Zündpulver für alles Mögliche


Die Gedichte von Marko Ferst wirken als politische Provokation. So will es der Autor

Von Reinhard Düsterhöft


Der häufigste Grund, weshalb ein Mann zum Dichter wird, ist eine unglückliche Jugendliebe. Bei Marko Ferst aber war der Auslöser lyrischer Ambitionen die Stasi. Er war 13, als er auf einen Bauwagen im heimatlichen Rüdersdorf bei Berlin pinselte: Stasi raus. Der Protest gegen die Ansiedlung einer Stasi-Ausbildungsstätte hatte für den Schüler Ferst Folgen. Von den Sicherheitsorganen als Übeltäter ermittelt, fing er an mit besseren Noten gegen den Makel seiner politischen Entgleisung zu kämpfen. Ferst berichtet: Ich begann Gedichte zu schreiben.
Die Lust am Dichten hat den fast Vierzigjährigen nicht verlassen. Nach dem 2005 erschienenen Gedichtband "Umstellt. Sich umstellen. Politische, ökologische und spirituelle Gedichte" hat er nun mit "Republik der Falschspieler" erneut ein Buch vorgelegt. Ferst schreibt politische Lyrik, ein Genre, von dem er sagt, es sei noch nicht ganz verblichen. Für Politische Lyrik stehen in Deutschland Namen wie Bertolt Brecht, Kurt Tucholsky und Hans Magnus Enzensberger. Auch die Balladen von Wolf Biermann lassen sich dem Genre zuordnen.
Ferst nun macht einen Versuch. Er will eine literarische Tradition wiedererwecken, die in den vergangenen Jahren in einen Dämmerschlaf versunken ist. Sehr zu Unrecht, wie er meint. Denn die Zeit schreit nach Ferst’s Meinung, der als Schüler von Rudolf Bahro 1994 die ökologische Plattform im linkspolitischen Spektrum mitbegründete, nach Veränderung.
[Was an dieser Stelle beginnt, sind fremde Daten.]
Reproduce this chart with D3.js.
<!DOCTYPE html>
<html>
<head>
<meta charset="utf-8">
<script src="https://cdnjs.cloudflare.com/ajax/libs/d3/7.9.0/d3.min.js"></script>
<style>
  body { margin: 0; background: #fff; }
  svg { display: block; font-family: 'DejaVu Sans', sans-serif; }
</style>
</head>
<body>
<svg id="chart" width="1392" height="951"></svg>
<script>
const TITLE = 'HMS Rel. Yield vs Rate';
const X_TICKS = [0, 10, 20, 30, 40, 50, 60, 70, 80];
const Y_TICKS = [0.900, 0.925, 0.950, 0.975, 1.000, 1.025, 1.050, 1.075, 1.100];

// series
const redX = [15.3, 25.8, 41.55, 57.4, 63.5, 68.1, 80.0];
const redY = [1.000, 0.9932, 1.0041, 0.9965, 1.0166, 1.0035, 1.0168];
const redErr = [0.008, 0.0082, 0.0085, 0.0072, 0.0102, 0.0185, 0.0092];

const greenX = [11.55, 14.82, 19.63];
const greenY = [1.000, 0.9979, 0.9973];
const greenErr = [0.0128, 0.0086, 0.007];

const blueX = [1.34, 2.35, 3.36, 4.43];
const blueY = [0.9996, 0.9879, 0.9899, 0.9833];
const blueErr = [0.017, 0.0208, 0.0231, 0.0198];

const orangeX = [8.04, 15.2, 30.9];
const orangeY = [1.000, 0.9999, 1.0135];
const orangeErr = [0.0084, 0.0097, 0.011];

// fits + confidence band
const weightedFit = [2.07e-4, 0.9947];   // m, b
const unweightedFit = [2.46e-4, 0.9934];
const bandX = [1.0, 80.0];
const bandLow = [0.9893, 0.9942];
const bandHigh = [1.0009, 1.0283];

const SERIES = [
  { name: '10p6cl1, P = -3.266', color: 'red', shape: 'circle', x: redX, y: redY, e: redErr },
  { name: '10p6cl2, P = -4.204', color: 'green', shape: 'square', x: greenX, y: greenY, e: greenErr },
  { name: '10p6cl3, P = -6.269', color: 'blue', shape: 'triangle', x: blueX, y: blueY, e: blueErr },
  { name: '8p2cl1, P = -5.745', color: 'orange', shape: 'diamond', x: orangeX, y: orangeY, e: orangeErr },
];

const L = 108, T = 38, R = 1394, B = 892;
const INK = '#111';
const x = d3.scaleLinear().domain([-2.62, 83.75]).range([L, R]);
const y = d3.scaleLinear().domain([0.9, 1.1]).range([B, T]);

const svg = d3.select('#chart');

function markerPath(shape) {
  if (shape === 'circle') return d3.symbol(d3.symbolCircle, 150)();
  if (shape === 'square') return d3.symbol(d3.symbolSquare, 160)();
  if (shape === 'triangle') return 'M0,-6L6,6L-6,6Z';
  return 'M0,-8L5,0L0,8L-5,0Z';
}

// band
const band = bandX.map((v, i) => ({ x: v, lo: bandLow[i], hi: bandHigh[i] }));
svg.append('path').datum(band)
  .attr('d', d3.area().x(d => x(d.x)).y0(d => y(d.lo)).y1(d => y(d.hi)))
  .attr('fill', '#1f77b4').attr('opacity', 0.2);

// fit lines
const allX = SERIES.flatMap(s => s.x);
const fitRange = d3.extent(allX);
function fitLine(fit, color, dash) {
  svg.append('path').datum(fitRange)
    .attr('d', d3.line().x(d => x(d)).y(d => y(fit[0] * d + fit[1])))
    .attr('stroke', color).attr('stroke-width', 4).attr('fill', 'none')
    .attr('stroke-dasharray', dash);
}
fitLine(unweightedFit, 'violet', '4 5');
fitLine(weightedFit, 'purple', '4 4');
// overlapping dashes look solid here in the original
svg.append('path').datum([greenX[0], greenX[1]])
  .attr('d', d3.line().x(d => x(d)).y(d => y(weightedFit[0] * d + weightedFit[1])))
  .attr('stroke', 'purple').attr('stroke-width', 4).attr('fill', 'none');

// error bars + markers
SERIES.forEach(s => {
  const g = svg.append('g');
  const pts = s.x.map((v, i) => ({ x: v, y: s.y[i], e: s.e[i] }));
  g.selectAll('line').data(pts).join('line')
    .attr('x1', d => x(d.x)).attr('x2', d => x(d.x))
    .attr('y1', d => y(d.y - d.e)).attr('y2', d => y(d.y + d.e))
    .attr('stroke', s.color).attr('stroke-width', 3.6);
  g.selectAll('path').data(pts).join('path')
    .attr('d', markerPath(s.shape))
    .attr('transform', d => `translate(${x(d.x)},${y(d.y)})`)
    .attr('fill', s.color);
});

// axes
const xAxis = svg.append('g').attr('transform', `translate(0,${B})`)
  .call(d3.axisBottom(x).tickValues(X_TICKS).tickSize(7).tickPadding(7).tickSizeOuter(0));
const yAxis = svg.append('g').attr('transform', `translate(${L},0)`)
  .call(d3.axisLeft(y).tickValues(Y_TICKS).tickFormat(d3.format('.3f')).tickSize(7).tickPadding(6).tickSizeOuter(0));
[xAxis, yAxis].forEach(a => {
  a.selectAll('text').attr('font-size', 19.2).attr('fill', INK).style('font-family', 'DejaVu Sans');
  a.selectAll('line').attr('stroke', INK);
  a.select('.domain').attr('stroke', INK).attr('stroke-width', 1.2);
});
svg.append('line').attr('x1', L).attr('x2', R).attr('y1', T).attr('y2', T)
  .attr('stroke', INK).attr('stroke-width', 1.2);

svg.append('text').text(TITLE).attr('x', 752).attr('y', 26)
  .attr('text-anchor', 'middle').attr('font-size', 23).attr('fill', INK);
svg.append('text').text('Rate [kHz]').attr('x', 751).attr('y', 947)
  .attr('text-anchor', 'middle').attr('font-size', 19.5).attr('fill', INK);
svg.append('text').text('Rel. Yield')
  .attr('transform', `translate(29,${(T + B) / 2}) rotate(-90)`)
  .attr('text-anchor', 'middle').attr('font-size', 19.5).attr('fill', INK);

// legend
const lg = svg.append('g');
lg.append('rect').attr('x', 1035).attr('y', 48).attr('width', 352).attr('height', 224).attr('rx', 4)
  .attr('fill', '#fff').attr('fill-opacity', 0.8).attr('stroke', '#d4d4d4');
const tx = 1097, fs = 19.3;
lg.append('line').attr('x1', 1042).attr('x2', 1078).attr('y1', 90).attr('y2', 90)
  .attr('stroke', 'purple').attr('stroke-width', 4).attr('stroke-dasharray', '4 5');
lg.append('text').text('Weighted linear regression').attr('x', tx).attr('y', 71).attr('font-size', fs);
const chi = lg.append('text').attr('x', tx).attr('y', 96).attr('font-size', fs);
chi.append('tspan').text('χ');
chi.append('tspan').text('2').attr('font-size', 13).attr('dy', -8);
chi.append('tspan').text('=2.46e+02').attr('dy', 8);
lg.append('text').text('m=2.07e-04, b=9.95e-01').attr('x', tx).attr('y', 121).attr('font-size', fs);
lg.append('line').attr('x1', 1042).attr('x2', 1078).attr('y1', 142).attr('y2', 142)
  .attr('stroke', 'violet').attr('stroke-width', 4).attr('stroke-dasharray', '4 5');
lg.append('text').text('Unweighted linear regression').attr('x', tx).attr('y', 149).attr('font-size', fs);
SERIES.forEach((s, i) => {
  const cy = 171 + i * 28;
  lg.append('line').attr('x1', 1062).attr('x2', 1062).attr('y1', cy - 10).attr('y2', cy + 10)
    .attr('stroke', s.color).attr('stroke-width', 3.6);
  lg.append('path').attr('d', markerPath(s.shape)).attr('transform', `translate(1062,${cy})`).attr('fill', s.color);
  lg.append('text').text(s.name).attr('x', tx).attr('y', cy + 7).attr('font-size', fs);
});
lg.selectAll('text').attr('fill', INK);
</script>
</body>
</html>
Manche seiner Vorschläge werden von einem Augenzwinkern begleitet.
Etwa in dem Gedicht "14 Tage Stalin". Wir lesen: "Alle Arbeiter, Angestellten, Arbeitslosen/ Rentner, Kinder, Kleinunternehmer usw./ sollten mal für zwei Wochen ins Ausland flüchten/ rein aus Sicherheitsgründen/ Dann lassen wir Stalin und seinen Apparat/ gegenüber Spekulanten, Abzockern,/ Konzernchefs, neoliberalen Politikern/ und den ganzen übrigen Sozialdemonteuren/ eine Art effiziente ,Kulakenreform‘ durchführen/ Wenn sie dann wissen/ wir können das jederzeit wiederholen/ werden sie darum betteln/ dass sie uns gewiss immer / ausreichend Arbeitsplätze anbieten werden/ und auch sonst/ nicht übermäßig ausbeuten/ Sozialraub bestimmt nicht wieder vorkommt."(1)
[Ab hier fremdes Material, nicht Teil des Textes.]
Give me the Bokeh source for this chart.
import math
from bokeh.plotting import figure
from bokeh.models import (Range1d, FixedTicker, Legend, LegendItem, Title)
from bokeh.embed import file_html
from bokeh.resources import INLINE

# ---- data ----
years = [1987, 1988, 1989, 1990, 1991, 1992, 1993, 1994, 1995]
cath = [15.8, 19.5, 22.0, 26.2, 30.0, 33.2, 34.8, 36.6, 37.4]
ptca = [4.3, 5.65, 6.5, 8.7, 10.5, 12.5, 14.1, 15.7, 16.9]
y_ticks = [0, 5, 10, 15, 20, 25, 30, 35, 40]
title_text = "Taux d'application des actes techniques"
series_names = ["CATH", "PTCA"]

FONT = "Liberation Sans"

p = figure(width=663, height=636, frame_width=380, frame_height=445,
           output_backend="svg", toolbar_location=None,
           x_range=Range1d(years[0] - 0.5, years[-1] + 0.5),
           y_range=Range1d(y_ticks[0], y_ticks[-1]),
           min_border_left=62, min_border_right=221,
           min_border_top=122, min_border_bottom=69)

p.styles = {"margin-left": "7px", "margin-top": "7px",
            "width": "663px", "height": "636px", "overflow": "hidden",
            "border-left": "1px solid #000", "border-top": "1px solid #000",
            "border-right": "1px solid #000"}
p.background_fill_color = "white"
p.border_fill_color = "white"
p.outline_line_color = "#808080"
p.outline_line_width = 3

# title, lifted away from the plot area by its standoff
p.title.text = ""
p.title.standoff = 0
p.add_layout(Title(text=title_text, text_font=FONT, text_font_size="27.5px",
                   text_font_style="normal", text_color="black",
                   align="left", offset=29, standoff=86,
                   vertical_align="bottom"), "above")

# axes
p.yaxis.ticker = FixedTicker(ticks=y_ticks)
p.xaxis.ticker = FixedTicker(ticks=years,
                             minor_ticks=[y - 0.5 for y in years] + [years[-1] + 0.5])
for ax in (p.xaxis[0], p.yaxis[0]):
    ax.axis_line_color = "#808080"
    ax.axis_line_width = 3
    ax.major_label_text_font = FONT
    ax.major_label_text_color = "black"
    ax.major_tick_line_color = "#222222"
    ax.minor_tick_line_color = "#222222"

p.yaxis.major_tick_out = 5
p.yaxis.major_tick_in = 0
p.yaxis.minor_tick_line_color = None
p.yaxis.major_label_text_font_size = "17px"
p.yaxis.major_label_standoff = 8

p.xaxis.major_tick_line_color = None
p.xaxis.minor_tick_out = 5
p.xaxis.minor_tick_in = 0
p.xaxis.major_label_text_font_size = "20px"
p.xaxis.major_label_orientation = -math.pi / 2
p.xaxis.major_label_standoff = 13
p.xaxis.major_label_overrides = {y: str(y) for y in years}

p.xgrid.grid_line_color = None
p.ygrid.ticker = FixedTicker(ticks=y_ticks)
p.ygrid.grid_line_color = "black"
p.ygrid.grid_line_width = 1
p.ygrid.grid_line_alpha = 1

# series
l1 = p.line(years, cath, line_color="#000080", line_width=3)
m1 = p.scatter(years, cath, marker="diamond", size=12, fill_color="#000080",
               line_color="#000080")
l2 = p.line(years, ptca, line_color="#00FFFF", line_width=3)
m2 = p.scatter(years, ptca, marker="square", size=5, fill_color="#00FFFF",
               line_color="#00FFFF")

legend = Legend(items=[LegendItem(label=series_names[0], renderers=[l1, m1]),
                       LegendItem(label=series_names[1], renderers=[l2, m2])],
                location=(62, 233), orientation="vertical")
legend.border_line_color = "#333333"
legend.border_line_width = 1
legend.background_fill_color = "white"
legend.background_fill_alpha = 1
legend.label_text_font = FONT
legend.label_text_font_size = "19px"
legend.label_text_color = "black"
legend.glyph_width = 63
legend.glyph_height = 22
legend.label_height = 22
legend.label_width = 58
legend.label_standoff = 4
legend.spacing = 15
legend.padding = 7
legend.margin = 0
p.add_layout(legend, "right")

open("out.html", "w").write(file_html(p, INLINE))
Auf die politischen Verhältnisse der Gegenwart hat der Dichter seine eigene Sicht. In "Spottverse auf den verresteten Westen" schlägt er als Definition der gegenwärtigen Gesellschaft vor: "Einigen wir uns doch auf eine parlamentarisch verfasste Finanzherrschaft so eine Republik der Bonzen, Banken und Betrüger…"
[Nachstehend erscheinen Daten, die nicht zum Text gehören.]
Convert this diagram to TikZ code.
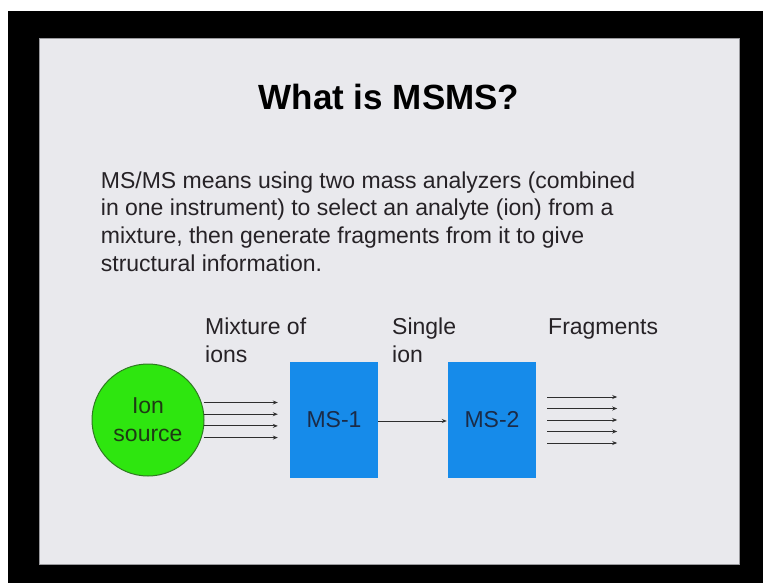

In "Republik der Falschspieler" lässt er uns wissen "Das Volk ist Ballast…" Ferst geißelt die politische Klasse als skrupellos und raffgierig. "Die Eliten greifen ab/ mitgenommen wird jetzt alles / sie bauen ihre eigene Republik…" und unmissverständlich dann die Warnung am Ende des Gedichts: "Extreme Ungleichheit gerinnt als System auf unterstem Niveau / Zündpulver für alles Mögliche / viele Städte heißen nicht Weimar."

(1) im zweiten Teil des Gedichtes wird diese Aussage als nicht annehmbar widerrufen!